= TASK BRIEF =
Go through the material below and count the lines with the string "page"; the number is the whole answer.

= Entries with chart source code =
■ ■ ■ ■ ■

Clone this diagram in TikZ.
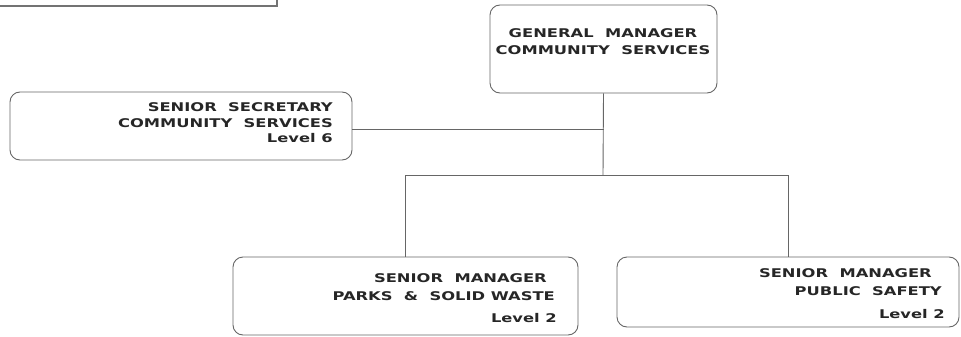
\documentclass[tikz,border=0pt]{standalone}
\usepackage{fontspec}
\setmainfont{DejaVu Sans}
\newfontfamily\orglabelfont[FakeStretch=1.36]{DejaVu Sans}
\begin{document}
\begin{tikzpicture}[x=1pt,y=-1pt,
  orgbox/.style={draw=black!60, line width=0.9pt, rounded corners=10pt, inner sep=0pt},
  lbl/.style={font=\orglabelfont\bfseries\fontsize{12}{13}\selectfont, text=black!85, inner sep=0pt},
  link/.style={draw=black!60, line width=0.9pt}]
\useasboundingbox (0,0) rectangle (961,337);
\begin{scope}
\clip (0,0) rectangle (961,337);
% frame at the top edge, mostly off the page
\draw[black!55, line width=1.6pt] (-5,-30) rectangle (277,6);
\end{scope}

% boxes
\node[orgbox, minimum width=227pt, minimum height=88pt] (gm)  at (603.5,49) {};
\node[orgbox, minimum width=342pt, minimum height=68pt] (sec) at (181,126) {};
\node[orgbox, minimum width=345pt, minimum height=78pt] (pk)  at (405.5,296) {};
\node[orgbox, minimum width=342pt, minimum height=70pt] (ps)  at (788,292) {};

% labels
\node[lbl, anchor=base] (gm1) at (603,38) {GENERAL\ \ MANAGER};
\node[lbl, anchor=base] (gm2) at (603,55) {COMMUNITY\ \ SERVICES};

\node[lbl, anchor=base east] (sec1) at (333,111) {SENIOR\ \ SECRETARY};
\node[lbl, anchor=base east] (sec2) at (333,127) {COMMUNITY\ \ SERVICES};
\node[lbl, anchor=base east] (sec3) at (333,142) {Level 6};

\node[lbl, anchor=base east] (pk1) at (547,282) {SENIOR\ \ MANAGER};
\node[lbl, anchor=base east] (pk2) at (555,300) {PARKS\ \ \&\ \ SOLID WASTE};
\node[lbl, anchor=base east] (pk3) at (557,322) {Level 2};

\node[lbl, anchor=base east] (ps1) at (932,277) {SENIOR\ \ MANAGER};
\node[lbl, anchor=base east] (ps2) at (942,295) {PUBLIC\ \ SAFETY};
\node[lbl, anchor=base east] (ps3) at (945,318) {Level 2};

% connectors
\coordinate (bus) at (603,175);
\coordinate (secout) at ([yshift=-3pt]sec.east);
\draw[link] (gm.south) -- (bus);
\draw[link] (secout) -- (secout -| gm.south);
\draw[link] (pk.north |- bus) -- (ps.north |- bus);
\draw[link] (pk.north |- bus) -- (pk.north);
\draw[link] (ps.north |- bus) -- (ps.north);
\end{tikzpicture}
\end{document}
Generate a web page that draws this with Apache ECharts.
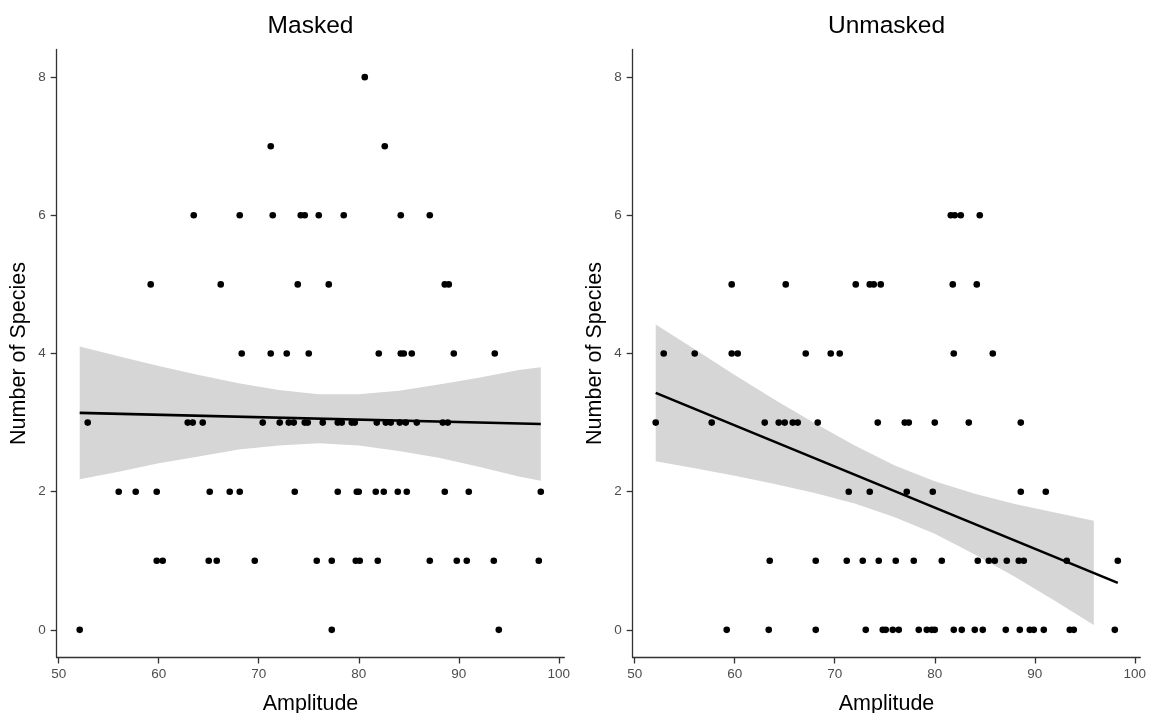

■ ■ ■ ■ ■

= EXERCISE ANSWER =
2